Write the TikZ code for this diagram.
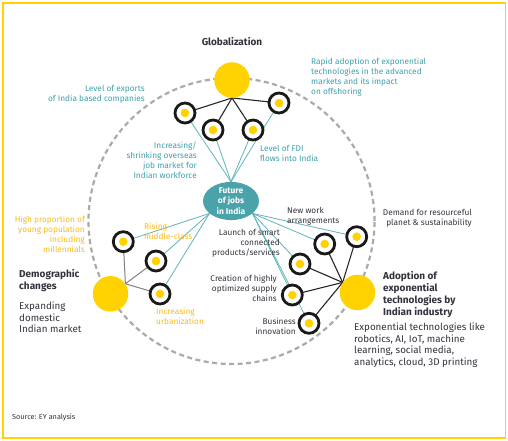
\documentclass[tikz,border=0pt]{standalone}
\usepackage{fontspec}
\setmainfont{Fira Sans}
\usetikzlibrary{shapes.geometric,backgrounds}
\definecolor{eyyellow}{RGB}{255,210,0}
\definecolor{lblyellow}{RGB}{250,186,20}
\definecolor{tealtxt}{RGB}{62,160,170}
\definecolor{tealfill}{RGB}{74,163,170}
\definecolor{tealline}{RGB}{95,180,188}
\definecolor{darktxt}{RGB}{50,50,60}
\definecolor{dashgray}{RGB}{170,170,170}
\begin{document}
\begin{tikzpicture}[x=1pt,y=-1pt,
  hub/.style={circle,fill=eyyellow,minimum size=35.5pt,inner sep=0pt},
  ring/.style={circle,draw=black!90,line width=2.8pt,fill=white,minimum size=20pt,inner sep=0pt,
    path picture={\fill[eyyellow] (path picture bounding box.center) circle [radius=4.3pt];}},
  fut/.style={ellipse,fill=tealfill,minimum width=56pt,minimum height=38pt,inner sep=0pt,
    text=white,font=\bfseries\fontsize{8.4}{10.5}\selectfont,align=center},
  tline/.style={draw=tealline,line width=0.8pt},
  bline/.style={draw=black!85,line width=1.1pt},
  gline/.style={draw=black!50,line width=1pt},
  small/.style={inner sep=0pt,font=\fontsize{8.3}{10}\selectfont},
  tlbl/.style={small,text=tealtxt},
  ylbl/.style={small,text=lblyellow},
  dlbl/.style={small,text=darktxt},
  head/.style={inner sep=0pt,text=darktxt,font=\bfseries\fontsize{10}{12}\selectfont},
  body/.style={inner sep=0pt,text=darktxt,font=\fontsize{9.8}{11.7}\selectfont}]
\useasboundingbox (0,0) rectangle (508,441);
\draw[eyyellow,line width=1.5pt] (3,3) rectangle (505.5,438);

% hubs and rings
\node[hub] (glob) at (232,80) {};
\node[ring] (g1) at (185,113) {};
\node[ring] (g2) at (213,130) {};
\node[ring] (g3) at (253,130) {};
\node[ring] (g4) at (279,103) {};

\node[hub] (dem) at (110.5,293.8) {};
\node[ring] (d1) at (123.3,241.7) {};
\node[ring] (d2) at (156,261) {};
\node[ring] (d3) at (160,294) {};

\node[hub] (adp) at (357.5,292.5) {};
\node[ring] (a1) at (356.7,236.7) {};
\node[ring] (a2) at (324.7,244) {};
\node[ring] (a3) at (300,264) {};
\node[ring] (a4) at (292.3,295) {};
\node[ring] (a5) at (309,323.3) {};

\node[fut] (fut) at (231,201) {Future\\of jobs\\in India};

\begin{scope}[on background layer]
\draw[dashgray,line width=2.2pt,dash pattern=on 5pt off 3.5pt] (231.5,221) circle [radius=143pt];
% teal connectors
\foreach \r in {g1,g2,g3,g4} \draw[tline] (fut.north) -- (\r.center);
\foreach \r in {d1,d2,d3} \draw[tline] (fut.210) -- (\r.center);
\foreach \r in {a1,a2,a3,a4,a5} \draw[tline] (fut.-30) -- (\r.center);
% hub connectors
\foreach \r in {g1,g2,g3,g4} \draw[bline] (glob.south) -- (\r.center);
\foreach \r in {d1,d2,d3} \draw[gline] (dem.34) -- (\r.center);
\foreach \r in {a1,a2,a3,a4,a5} \draw[bline] (adp.146) -- (\r.center);
\end{scope}

% labels
\node[head,anchor=center] (tglob) at (232,42) {Globalization};
\node[tlbl,align=right,anchor=north east] (t1) at (145,85.5) {Level of exports\\of India based companies};
\node[tlbl,align=right,anchor=north east] (t2) at (197,141.5) {Increasing/\\shrinking overseas\\job market for\\Indian workforce};
\node[tlbl,align=left,anchor=north west] (t3) at (260,145.5) {Level of FDI\\flows into India};
\node[tlbl,align=left,anchor=north west] (t4) at (311,57.5) {Rapid adoption of exponential\\technologies in the advanced\\markets and its impact\\on offshoring};

\node[ylbl,align=right,anchor=north east] (t5) at (85,215.5) {High proportion of\\young population\\including\\millennials};
\node[ylbl,align=left,anchor=north west] (t6) at (144,222.5) {Rising\\middle-class};
\node[ylbl,align=left,anchor=north west] (t7) at (156,307.5) {Increasing\\urbanization};
\node[head,align=left,anchor=north west] (t8) at (19,269.5) {Demographic\\changes};
\node[body,align=left,anchor=north west] (t9) at (19,301.5) {Expanding\\domestic\\Indian market};

\node[dlbl,align=left,anchor=north west] (t10) at (287,207.5) {New work\\arrangements};
\node[dlbl,align=right,anchor=north east] (t11) at (280,229.5) {Launch of smart\\connected\\products/services};
\node[dlbl,align=right,anchor=north east] (t12) at (277,274.5) {Creation of highly\\optimized supply\\chains};
\node[dlbl,align=right,anchor=north east] (t13) at (296,317.5) {Business\\innovation};
\node[dlbl,align=right,anchor=north east] (t14) at (472,209.5) {Demand for resourceful\\planet \& sustainability};
\node[head,align=left,anchor=north west] (t15) at (383,271.5) {Adoption of\\exponential\\technologies by\\Indian industry};
\node[body,align=left,anchor=north west] (t16) at (354,322.5) {Exponential technologies like\\robotics, AI, IoT, machine\\learning, social media,\\analytics, cloud, 3D printing};

\node[inner sep=0pt,text=darktxt,font=\fontsize{7.3}{9}\selectfont,anchor=north west] (src) at (12,414) {Source: EY analysis};
\end{tikzpicture}
\end{document}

GIVEN PROBLEM:
Output the data exactly. Pictures don't belong in the result.

SOLUTION:
Write the TikZ code for this diagram.
\documentclass[tikz,border=0pt]{standalone}
\usepackage{fontspec}
\setmainfont{Fira Sans}
\usetikzlibrary{shapes.geometric,backgrounds}
\definecolor{eyyellow}{RGB}{255,210,0}
\definecolor{lblyellow}{RGB}{250,186,20}
\definecolor{tealtxt}{RGB}{62,160,170}
\definecolor{tealfill}{RGB}{74,163,170}
\definecolor{tealline}{RGB}{95,180,188}
\definecolor{darktxt}{RGB}{50,50,60}
\definecolor{dashgray}{RGB}{170,170,170}
\begin{document}
\begin{tikzpicture}[x=1pt,y=-1pt,
  hub/.style={circle,fill=eyyellow,minimum size=35.5pt,inner sep=0pt},
  ring/.style={circle,draw=black!90,line width=2.8pt,fill=white,minimum size=20pt,inner sep=0pt,
    path picture={\fill[eyyellow] (path picture bounding box.center) circle [radius=4.3pt];}},
  fut/.style={ellipse,fill=tealfill,minimum width=56pt,minimum height=38pt,inner sep=0pt,
    text=white,font=\bfseries\fontsize{8.4}{10.5}\selectfont,align=center},
  tline/.style={draw=tealline,line width=0.8pt},
  bline/.style={draw=black!85,line width=1.1pt},
  gline/.style={draw=black!50,line width=1pt},
  small/.style={inner sep=0pt,font=\fontsize{8.3}{10}\selectfont},
  tlbl/.style={small,text=tealtxt},
  ylbl/.style={small,text=lblyellow},
  dlbl/.style={small,text=darktxt},
  head/.style={inner sep=0pt,text=darktxt,font=\bfseries\fontsize{10}{12}\selectfont},
  body/.style={inner sep=0pt,text=darktxt,font=\fontsize{9.8}{11.7}\selectfont}]
\useasboundingbox (0,0) rectangle (508,441);
\draw[eyyellow,line width=1.5pt] (3,3) rectangle (505.5,438);

% hubs and rings
\node[hub] (glob) at (232,80) {};
\node[ring] (g1) at (185,113) {};
\node[ring] (g2) at (213,130) {};
\node[ring] (g3) at (253,130) {};
\node[ring] (g4) at (279,103) {};

\node[hub] (dem) at (110.5,293.8) {};
\node[ring] (d1) at (123.3,241.7) {};
\node[ring] (d2) at (156,261) {};
\node[ring] (d3) at (160,294) {};

\node[hub] (adp) at (357.5,292.5) {};
\node[ring] (a1) at (356.7,236.7) {};
\node[ring] (a2) at (324.7,244) {};
\node[ring] (a3) at (300,264) {};
\node[ring] (a4) at (292.3,295) {};
\node[ring] (a5) at (309,323.3) {};

\node[fut] (fut) at (231,201) {Future\\of jobs\\in India};

\begin{scope}[on background layer]
\draw[dashgray,line width=2.2pt,dash pattern=on 5pt off 3.5pt] (231.5,221) circle [radius=143pt];
% teal connectors
\foreach \r in {g1,g2,g3,g4} \draw[tline] (fut.north) -- (\r.center);
\foreach \r in {d1,d2,d3} \draw[tline] (fut.210) -- (\r.center);
\foreach \r in {a1,a2,a3,a4,a5} \draw[tline] (fut.-30) -- (\r.center);
% hub connectors
\foreach \r in {g1,g2,g3,g4} \draw[bline] (glob.south) -- (\r.center);
\foreach \r in {d1,d2,d3} \draw[gline] (dem.34) -- (\r.center);
\foreach \r in {a1,a2,a3,a4,a5} \draw[bline] (adp.146) -- (\r.center);
\end{scope}

% labels
\node[head,anchor=center] (tglob) at (232,42) {Globalization};
\node[tlbl,align=right,anchor=north east] (t1) at (145,85.5) {Level of exports\\of India based companies};
\node[tlbl,align=right,anchor=north east] (t2) at (197,141.5) {Increasing/\\shrinking overseas\\job market for\\Indian workforce};
\node[tlbl,align=left,anchor=north west] (t3) at (260,145.5) {Level of FDI\\flows into India};
\node[tlbl,align=left,anchor=north west] (t4) at (311,57.5) {Rapid adoption of exponential\\technologies in the advanced\\markets and its impact\\on offshoring};

\node[ylbl,align=right,anchor=north east] (t5) at (85,215.5) {High proportion of\\young population\\including\\millennials};
\node[ylbl,align=left,anchor=north west] (t6) at (144,222.5) {Rising\\middle-class};
\node[ylbl,align=left,anchor=north west] (t7) at (156,307.5) {Increasing\\urbanization};
\node[head,align=left,anchor=north west] (t8) at (19,269.5) {Demographic\\changes};
\node[body,align=left,anchor=north west] (t9) at (19,301.5) {Expanding\\domestic\\Indian market};

\node[dlbl,align=left,anchor=north west] (t10) at (287,207.5) {New work\\arrangements};
\node[dlbl,align=right,anchor=north east] (t11) at (280,229.5) {Launch of smart\\connected\\products/services};
\node[dlbl,align=right,anchor=north east] (t12) at (277,274.5) {Creation of highly\\optimized supply\\chains};
\node[dlbl,align=right,anchor=north east] (t13) at (296,317.5) {Business\\innovation};
\node[dlbl,align=right,anchor=north east] (t14) at (472,209.5) {Demand for resourceful\\planet \& sustainability};
\node[head,align=left,anchor=north west] (t15) at (383,271.5) {Adoption of\\exponential\\technologies by\\Indian industry};
\node[body,align=left,anchor=north west] (t16) at (354,322.5) {Exponential technologies like\\robotics, AI, IoT, machine\\learning, social media,\\analytics, cloud, 3D printing};

\node[inner sep=0pt,text=darktxt,font=\fontsize{7.3}{9}\selectfont,anchor=north west] (src) at (12,414) {Source: EY analysis};
\end{tikzpicture}
\end{document}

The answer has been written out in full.